» Written instruction
Repeat the entire listing exactly as written.

» Material for the task
:::

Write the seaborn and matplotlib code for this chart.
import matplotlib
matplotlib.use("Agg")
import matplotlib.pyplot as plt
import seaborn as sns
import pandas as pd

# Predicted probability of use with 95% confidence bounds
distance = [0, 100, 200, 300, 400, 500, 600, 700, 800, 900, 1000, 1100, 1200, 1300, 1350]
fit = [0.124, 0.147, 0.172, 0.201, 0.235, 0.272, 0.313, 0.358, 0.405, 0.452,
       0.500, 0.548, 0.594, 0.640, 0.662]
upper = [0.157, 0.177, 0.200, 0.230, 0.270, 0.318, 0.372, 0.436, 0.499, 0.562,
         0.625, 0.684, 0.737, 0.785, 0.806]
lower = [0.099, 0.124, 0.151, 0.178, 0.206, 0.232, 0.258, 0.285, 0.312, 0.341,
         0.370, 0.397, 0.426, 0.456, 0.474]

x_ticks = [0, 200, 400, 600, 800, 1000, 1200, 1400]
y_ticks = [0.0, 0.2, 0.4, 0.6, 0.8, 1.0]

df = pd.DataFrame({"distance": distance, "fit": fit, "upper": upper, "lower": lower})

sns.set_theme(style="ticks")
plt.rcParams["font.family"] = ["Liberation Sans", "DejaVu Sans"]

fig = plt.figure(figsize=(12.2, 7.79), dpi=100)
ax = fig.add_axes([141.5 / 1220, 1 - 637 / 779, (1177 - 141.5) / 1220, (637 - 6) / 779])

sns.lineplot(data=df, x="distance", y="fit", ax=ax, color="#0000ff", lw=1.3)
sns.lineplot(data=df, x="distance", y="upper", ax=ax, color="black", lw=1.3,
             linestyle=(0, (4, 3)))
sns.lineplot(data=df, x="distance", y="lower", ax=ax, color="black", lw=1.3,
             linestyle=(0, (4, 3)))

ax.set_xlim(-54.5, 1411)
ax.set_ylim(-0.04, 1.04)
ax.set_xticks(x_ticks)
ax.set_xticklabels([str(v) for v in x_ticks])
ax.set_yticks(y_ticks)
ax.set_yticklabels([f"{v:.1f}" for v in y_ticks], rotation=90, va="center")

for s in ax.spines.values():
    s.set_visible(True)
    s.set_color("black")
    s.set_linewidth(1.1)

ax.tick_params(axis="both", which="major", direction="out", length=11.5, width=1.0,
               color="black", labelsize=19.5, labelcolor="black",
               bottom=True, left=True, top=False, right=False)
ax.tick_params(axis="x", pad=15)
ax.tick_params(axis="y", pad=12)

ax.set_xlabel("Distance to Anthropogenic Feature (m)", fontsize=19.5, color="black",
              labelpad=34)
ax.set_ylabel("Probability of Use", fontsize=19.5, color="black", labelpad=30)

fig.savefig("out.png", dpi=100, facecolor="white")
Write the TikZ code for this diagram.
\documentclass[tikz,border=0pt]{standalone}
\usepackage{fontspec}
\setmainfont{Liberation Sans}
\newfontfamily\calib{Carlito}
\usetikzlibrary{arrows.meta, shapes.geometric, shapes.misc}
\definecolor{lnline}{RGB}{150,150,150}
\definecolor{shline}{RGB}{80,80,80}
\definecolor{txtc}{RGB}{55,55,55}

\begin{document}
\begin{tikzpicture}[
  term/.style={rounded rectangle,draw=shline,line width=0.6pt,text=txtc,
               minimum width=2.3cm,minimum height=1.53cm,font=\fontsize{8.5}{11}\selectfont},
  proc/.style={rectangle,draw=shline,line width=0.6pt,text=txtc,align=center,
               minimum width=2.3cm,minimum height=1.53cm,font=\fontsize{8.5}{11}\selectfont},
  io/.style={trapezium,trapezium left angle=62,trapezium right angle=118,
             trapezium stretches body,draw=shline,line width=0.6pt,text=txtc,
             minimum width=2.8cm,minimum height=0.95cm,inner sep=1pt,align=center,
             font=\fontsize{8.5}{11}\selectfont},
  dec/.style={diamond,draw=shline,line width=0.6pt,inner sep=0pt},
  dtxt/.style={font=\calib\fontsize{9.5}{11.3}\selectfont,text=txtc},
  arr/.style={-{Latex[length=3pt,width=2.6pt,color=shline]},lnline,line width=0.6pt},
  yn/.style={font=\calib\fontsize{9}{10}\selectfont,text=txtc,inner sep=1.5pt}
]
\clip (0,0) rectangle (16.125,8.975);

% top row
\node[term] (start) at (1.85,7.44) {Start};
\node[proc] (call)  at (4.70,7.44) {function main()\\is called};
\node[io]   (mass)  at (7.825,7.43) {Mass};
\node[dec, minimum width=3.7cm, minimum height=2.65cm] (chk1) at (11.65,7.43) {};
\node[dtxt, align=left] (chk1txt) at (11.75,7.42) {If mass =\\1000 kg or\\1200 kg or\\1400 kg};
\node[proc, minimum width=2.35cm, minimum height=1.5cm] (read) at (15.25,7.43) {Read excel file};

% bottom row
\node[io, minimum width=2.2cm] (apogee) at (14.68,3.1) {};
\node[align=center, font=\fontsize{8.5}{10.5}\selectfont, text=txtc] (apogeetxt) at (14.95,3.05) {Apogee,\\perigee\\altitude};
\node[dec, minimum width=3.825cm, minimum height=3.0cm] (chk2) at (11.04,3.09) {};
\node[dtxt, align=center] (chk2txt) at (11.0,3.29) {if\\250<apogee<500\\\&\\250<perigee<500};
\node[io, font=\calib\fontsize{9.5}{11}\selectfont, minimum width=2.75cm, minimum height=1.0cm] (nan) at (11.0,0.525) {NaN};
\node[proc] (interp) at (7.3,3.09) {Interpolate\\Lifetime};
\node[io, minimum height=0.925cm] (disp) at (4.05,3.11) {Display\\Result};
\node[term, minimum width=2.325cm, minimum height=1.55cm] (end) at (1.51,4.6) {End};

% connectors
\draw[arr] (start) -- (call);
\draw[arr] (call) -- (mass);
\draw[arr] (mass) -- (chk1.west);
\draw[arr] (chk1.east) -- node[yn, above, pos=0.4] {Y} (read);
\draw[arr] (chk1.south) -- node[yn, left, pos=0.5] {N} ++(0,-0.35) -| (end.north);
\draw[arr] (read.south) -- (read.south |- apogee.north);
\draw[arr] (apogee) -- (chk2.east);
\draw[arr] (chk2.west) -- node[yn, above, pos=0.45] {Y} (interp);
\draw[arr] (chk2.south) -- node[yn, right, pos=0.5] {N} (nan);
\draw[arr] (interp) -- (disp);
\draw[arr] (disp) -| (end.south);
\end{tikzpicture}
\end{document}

:::

» Right answer
Write the seaborn and matplotlib code for this chart.
import matplotlib
matplotlib.use("Agg")
import matplotlib.pyplot as plt
import seaborn as sns
import pandas as pd

# Predicted probability of use with 95% confidence bounds
distance = [0, 100, 200, 300, 400, 500, 600, 700, 800, 900, 1000, 1100, 1200, 1300, 1350]
fit = [0.124, 0.147, 0.172, 0.201, 0.235, 0.272, 0.313, 0.358, 0.405, 0.452,
       0.500, 0.548, 0.594, 0.640, 0.662]
upper = [0.157, 0.177, 0.200, 0.230, 0.270, 0.318, 0.372, 0.436, 0.499, 0.562,
         0.625, 0.684, 0.737, 0.785, 0.806]
lower = [0.099, 0.124, 0.151, 0.178, 0.206, 0.232, 0.258, 0.285, 0.312, 0.341,
         0.370, 0.397, 0.426, 0.456, 0.474]

x_ticks = [0, 200, 400, 600, 800, 1000, 1200, 1400]
y_ticks = [0.0, 0.2, 0.4, 0.6, 0.8, 1.0]

df = pd.DataFrame({"distance": distance, "fit": fit, "upper": upper, "lower": lower})

sns.set_theme(style="ticks")
plt.rcParams["font.family"] = ["Liberation Sans", "DejaVu Sans"]

fig = plt.figure(figsize=(12.2, 7.79), dpi=100)
ax = fig.add_axes([141.5 / 1220, 1 - 637 / 779, (1177 - 141.5) / 1220, (637 - 6) / 779])

sns.lineplot(data=df, x="distance", y="fit", ax=ax, color="#0000ff", lw=1.3)
sns.lineplot(data=df, x="distance", y="upper", ax=ax, color="black", lw=1.3,
             linestyle=(0, (4, 3)))
sns.lineplot(data=df, x="distance", y="lower", ax=ax, color="black", lw=1.3,
             linestyle=(0, (4, 3)))

ax.set_xlim(-54.5, 1411)
ax.set_ylim(-0.04, 1.04)
ax.set_xticks(x_ticks)
ax.set_xticklabels([str(v) for v in x_ticks])
ax.set_yticks(y_ticks)
ax.set_yticklabels([f"{v:.1f}" for v in y_ticks], rotation=90, va="center")

for s in ax.spines.values():
    s.set_visible(True)
    s.set_color("black")
    s.set_linewidth(1.1)

ax.tick_params(axis="both", which="major", direction="out", length=11.5, width=1.0,
               color="black", labelsize=19.5, labelcolor="black",
               bottom=True, left=True, top=False, right=False)
ax.tick_params(axis="x", pad=15)
ax.tick_params(axis="y", pad=12)

ax.set_xlabel("Distance to Anthropogenic Feature (m)", fontsize=19.5, color="black",
              labelpad=34)
ax.set_ylabel("Probability of Use", fontsize=19.5, color="black", labelpad=30)

fig.savefig("out.png", dpi=100, facecolor="white")
Write the TikZ code for this diagram.
\documentclass[tikz,border=0pt]{standalone}
\usepackage{fontspec}
\setmainfont{Liberation Sans}
\newfontfamily\calib{Carlito}
\usetikzlibrary{arrows.meta, shapes.geometric, shapes.misc}
\definecolor{lnline}{RGB}{150,150,150}
\definecolor{shline}{RGB}{80,80,80}
\definecolor{txtc}{RGB}{55,55,55}

\begin{document}
\begin{tikzpicture}[
  term/.style={rounded rectangle,draw=shline,line width=0.6pt,text=txtc,
               minimum width=2.3cm,minimum height=1.53cm,font=\fontsize{8.5}{11}\selectfont},
  proc/.style={rectangle,draw=shline,line width=0.6pt,text=txtc,align=center,
               minimum width=2.3cm,minimum height=1.53cm,font=\fontsize{8.5}{11}\selectfont},
  io/.style={trapezium,trapezium left angle=62,trapezium right angle=118,
             trapezium stretches body,draw=shline,line width=0.6pt,text=txtc,
             minimum width=2.8cm,minimum height=0.95cm,inner sep=1pt,align=center,
             font=\fontsize{8.5}{11}\selectfont},
  dec/.style={diamond,draw=shline,line width=0.6pt,inner sep=0pt},
  dtxt/.style={font=\calib\fontsize{9.5}{11.3}\selectfont,text=txtc},
  arr/.style={-{Latex[length=3pt,width=2.6pt,color=shline]},lnline,line width=0.6pt},
  yn/.style={font=\calib\fontsize{9}{10}\selectfont,text=txtc,inner sep=1.5pt}
]
\clip (0,0) rectangle (16.125,8.975);

% top row
\node[term] (start) at (1.85,7.44) {Start};
\node[proc] (call)  at (4.70,7.44) {function main()\\is called};
\node[io]   (mass)  at (7.825,7.43) {Mass};
\node[dec, minimum width=3.7cm, minimum height=2.65cm] (chk1) at (11.65,7.43) {};
\node[dtxt, align=left] (chk1txt) at (11.75,7.42) {If mass =\\1000 kg or\\1200 kg or\\1400 kg};
\node[proc, minimum width=2.35cm, minimum height=1.5cm] (read) at (15.25,7.43) {Read excel file};

% bottom row
\node[io, minimum width=2.2cm] (apogee) at (14.68,3.1) {};
\node[align=center, font=\fontsize{8.5}{10.5}\selectfont, text=txtc] (apogeetxt) at (14.95,3.05) {Apogee,\\perigee\\altitude};
\node[dec, minimum width=3.825cm, minimum height=3.0cm] (chk2) at (11.04,3.09) {};
\node[dtxt, align=center] (chk2txt) at (11.0,3.29) {if\\250<apogee<500\\\&\\250<perigee<500};
\node[io, font=\calib\fontsize{9.5}{11}\selectfont, minimum width=2.75cm, minimum height=1.0cm] (nan) at (11.0,0.525) {NaN};
\node[proc] (interp) at (7.3,3.09) {Interpolate\\Lifetime};
\node[io, minimum height=0.925cm] (disp) at (4.05,3.11) {Display\\Result};
\node[term, minimum width=2.325cm, minimum height=1.55cm] (end) at (1.51,4.6) {End};

% connectors
\draw[arr] (start) -- (call);
\draw[arr] (call) -- (mass);
\draw[arr] (mass) -- (chk1.west);
\draw[arr] (chk1.east) -- node[yn, above, pos=0.4] {Y} (read);
\draw[arr] (chk1.south) -- node[yn, left, pos=0.5] {N} ++(0,-0.35) -| (end.north);
\draw[arr] (read.south) -- (read.south |- apogee.north);
\draw[arr] (apogee) -- (chk2.east);
\draw[arr] (chk2.west) -- node[yn, above, pos=0.45] {Y} (interp);
\draw[arr] (chk2.south) -- node[yn, right, pos=0.5] {N} (nan);
\draw[arr] (interp) -- (disp);
\draw[arr] (disp) -| (end.south);
\end{tikzpicture}
\end{document}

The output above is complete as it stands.